The Zone of Interest begs a disturbing question

Would you have been a Nazi?

Watching this movie makes you feel like someone has chained you to your seat. It forces you to look headlong at this fact: the Holocaust happened.

The Nazis were not cartoon villains or mythologized bad guys. They had families, dreams, ambitions, emotions, and often a suburban lifestyle. You can’t help but see yourself in the Höss’ shoes.

That’s the point.

Of course, the death camp is mentioned, sometimes as a crude joke, sometimes through Rudolf’s discussion of his work, or through the trauma of one of their girls. At one point, two Nazi engineers discuss with Rudolf a more efficient design for the gas chambers. It’s always in the background (literally) and in the foreground (figuratively) of their lives. But, to Rudolf, it’s just his career.

So, does The Zone of Interest actually pass judgment on Rudolf?

(Spoiler ahead). The movie reaches a climax when Rudolf hears about four hundred thousand Hungarian Jews being transported to Auschwitz. To him, it essentially means a promotion and getting to move back with his family.

The movie ends with Rudolf descending a staircase with dark hallways on each side.

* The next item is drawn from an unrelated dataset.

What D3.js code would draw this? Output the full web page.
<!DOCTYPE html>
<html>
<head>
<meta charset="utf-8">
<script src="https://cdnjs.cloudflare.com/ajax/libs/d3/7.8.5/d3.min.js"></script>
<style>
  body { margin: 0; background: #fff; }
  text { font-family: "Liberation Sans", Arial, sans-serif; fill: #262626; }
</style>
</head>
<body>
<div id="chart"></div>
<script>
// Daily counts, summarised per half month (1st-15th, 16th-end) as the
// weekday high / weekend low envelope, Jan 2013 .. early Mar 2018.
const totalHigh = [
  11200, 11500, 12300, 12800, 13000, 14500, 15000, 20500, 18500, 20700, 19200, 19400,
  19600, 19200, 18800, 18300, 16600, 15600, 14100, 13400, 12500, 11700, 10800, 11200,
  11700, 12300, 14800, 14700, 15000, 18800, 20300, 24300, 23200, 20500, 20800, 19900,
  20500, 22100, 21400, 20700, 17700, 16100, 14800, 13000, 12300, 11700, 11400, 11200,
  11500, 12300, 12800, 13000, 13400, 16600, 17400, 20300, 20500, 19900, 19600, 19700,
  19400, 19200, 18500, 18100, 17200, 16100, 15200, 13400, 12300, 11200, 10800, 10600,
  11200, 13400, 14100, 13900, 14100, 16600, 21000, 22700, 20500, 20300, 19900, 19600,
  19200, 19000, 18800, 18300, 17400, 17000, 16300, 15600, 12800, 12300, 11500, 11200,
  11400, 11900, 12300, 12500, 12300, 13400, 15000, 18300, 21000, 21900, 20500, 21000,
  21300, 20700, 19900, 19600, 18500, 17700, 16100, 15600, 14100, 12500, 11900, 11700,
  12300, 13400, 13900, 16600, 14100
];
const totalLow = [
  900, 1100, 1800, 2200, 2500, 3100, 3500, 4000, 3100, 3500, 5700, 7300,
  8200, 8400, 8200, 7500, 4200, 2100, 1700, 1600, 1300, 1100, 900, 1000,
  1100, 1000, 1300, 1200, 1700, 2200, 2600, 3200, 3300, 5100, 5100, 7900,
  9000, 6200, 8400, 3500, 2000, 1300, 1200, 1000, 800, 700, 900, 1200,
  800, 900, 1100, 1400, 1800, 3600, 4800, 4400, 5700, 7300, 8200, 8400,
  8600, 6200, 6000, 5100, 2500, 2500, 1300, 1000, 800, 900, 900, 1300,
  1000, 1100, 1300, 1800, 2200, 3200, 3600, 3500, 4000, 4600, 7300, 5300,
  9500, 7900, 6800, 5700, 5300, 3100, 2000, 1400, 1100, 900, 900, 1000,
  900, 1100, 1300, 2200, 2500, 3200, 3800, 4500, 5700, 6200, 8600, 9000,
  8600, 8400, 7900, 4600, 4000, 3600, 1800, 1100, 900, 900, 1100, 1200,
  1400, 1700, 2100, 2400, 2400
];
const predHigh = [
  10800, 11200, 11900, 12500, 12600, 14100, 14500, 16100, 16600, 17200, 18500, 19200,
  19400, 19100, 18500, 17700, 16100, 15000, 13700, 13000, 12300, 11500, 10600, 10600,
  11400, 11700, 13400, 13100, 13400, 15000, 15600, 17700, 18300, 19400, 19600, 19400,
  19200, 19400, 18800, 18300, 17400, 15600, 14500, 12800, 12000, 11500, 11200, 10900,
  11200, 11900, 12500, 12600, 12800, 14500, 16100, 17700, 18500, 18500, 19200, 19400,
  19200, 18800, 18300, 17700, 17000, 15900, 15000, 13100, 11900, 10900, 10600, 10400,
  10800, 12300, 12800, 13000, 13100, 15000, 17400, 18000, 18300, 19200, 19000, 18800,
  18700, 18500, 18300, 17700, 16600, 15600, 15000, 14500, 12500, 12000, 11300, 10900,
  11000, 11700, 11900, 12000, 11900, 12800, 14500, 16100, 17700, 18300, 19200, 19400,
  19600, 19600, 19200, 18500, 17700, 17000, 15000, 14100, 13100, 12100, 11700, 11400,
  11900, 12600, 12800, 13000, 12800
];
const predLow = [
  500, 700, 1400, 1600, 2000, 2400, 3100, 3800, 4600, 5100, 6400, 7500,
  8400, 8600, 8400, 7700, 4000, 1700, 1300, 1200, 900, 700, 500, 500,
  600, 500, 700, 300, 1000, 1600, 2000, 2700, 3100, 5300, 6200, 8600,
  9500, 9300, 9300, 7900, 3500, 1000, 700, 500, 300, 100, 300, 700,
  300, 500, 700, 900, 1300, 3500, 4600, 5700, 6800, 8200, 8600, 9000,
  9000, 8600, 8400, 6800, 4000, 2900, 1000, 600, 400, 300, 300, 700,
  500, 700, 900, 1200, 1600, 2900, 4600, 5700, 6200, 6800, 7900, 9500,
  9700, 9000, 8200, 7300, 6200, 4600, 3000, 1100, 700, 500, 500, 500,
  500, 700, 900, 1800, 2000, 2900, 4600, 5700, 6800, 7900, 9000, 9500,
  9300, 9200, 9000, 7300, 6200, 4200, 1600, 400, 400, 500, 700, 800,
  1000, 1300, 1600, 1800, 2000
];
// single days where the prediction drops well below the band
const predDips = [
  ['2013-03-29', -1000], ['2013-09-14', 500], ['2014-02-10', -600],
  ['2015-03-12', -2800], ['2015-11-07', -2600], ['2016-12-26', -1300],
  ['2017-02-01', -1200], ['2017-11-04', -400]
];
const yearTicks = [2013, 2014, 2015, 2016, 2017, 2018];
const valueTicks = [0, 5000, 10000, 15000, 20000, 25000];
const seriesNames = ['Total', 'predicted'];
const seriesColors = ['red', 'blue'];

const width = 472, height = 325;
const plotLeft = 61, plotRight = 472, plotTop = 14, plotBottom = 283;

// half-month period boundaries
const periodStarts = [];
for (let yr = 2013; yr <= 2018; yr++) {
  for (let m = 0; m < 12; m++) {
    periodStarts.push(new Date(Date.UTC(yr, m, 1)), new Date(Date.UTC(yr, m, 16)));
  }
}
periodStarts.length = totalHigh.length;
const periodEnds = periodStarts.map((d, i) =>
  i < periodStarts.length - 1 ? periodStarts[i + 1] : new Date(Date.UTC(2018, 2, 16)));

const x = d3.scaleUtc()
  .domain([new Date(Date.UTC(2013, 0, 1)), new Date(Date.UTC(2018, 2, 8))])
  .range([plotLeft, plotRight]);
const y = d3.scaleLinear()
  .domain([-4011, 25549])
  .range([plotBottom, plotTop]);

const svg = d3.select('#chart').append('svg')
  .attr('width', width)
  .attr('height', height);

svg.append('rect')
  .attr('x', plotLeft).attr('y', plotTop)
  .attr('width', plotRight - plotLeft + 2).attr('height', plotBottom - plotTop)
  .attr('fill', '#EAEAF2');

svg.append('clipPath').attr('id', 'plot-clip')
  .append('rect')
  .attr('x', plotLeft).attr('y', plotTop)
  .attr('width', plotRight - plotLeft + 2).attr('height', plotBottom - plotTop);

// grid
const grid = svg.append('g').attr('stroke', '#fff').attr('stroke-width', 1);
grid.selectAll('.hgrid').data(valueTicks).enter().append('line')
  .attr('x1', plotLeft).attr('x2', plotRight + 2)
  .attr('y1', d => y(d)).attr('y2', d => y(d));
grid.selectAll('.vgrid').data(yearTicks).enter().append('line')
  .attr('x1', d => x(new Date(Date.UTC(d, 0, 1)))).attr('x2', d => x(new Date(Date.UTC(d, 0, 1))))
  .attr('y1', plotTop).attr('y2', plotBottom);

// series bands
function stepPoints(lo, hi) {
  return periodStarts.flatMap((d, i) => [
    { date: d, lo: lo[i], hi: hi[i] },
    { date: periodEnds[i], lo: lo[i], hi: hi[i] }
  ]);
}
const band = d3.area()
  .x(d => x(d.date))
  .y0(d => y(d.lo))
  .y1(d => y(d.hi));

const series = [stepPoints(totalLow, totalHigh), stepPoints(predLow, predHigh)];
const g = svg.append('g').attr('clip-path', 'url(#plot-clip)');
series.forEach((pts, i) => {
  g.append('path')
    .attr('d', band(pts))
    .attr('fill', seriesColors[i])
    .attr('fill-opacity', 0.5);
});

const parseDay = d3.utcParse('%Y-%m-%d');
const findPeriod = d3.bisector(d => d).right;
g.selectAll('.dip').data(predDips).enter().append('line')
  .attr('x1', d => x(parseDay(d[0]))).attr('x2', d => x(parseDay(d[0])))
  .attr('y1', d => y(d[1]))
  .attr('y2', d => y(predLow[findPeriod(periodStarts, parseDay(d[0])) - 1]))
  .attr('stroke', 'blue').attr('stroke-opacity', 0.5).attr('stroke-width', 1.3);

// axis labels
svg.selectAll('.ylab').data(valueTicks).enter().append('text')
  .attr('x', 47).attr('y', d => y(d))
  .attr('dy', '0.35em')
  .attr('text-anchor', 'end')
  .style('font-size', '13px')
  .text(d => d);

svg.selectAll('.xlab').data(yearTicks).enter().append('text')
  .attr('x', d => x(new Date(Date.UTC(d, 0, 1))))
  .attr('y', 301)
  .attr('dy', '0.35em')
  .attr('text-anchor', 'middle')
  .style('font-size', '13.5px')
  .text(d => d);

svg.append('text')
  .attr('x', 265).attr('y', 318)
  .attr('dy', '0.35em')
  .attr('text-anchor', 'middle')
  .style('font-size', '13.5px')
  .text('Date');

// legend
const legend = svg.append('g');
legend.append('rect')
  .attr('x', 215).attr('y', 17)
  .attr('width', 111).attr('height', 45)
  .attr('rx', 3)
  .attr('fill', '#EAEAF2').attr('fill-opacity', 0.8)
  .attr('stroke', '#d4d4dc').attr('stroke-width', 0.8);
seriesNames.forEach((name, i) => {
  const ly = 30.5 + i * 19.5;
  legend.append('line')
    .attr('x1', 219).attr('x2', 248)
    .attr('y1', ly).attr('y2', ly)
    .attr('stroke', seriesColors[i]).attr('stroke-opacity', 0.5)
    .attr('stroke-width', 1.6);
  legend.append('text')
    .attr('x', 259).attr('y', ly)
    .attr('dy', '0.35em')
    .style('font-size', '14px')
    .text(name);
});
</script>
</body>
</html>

He retches and stares into the darkness. The camera looks out of the darkness at him. The film cuts to modern-day janitorial staff cleaning the Auschwitz museum. Then, it cuts back again at Rudolf, who vomits again. He descends into darkness and the movie cuts to black with a harrowing choir track.

Evil may deceive us, but our conscience never entirely disappears.

The Zone of Interest and sin

This movie is an important Holocaust depiction because it demands a serious self-examination. Everyone wants to say they would have stood up to the Nazis, never owned slaves, or never worshipped in child-sacrificing paganism.

The fallacious argument says, “I would never do anything so evil. Therefore, whatever I’m doing can’t be so evil,” which, ironically, blinds us to the evils we may be complicit in right now.

In fact, yes.

Yes, you would.

I would.

“The heart is deceitful above all things, and desperately sick; who can understand it?” (Jeremiah 17:9).

Judgment will be a frightening day to all who lack Jesus’ intercession, for God will “search the heart and test the mind, to give every man according to his ways” (v. 10).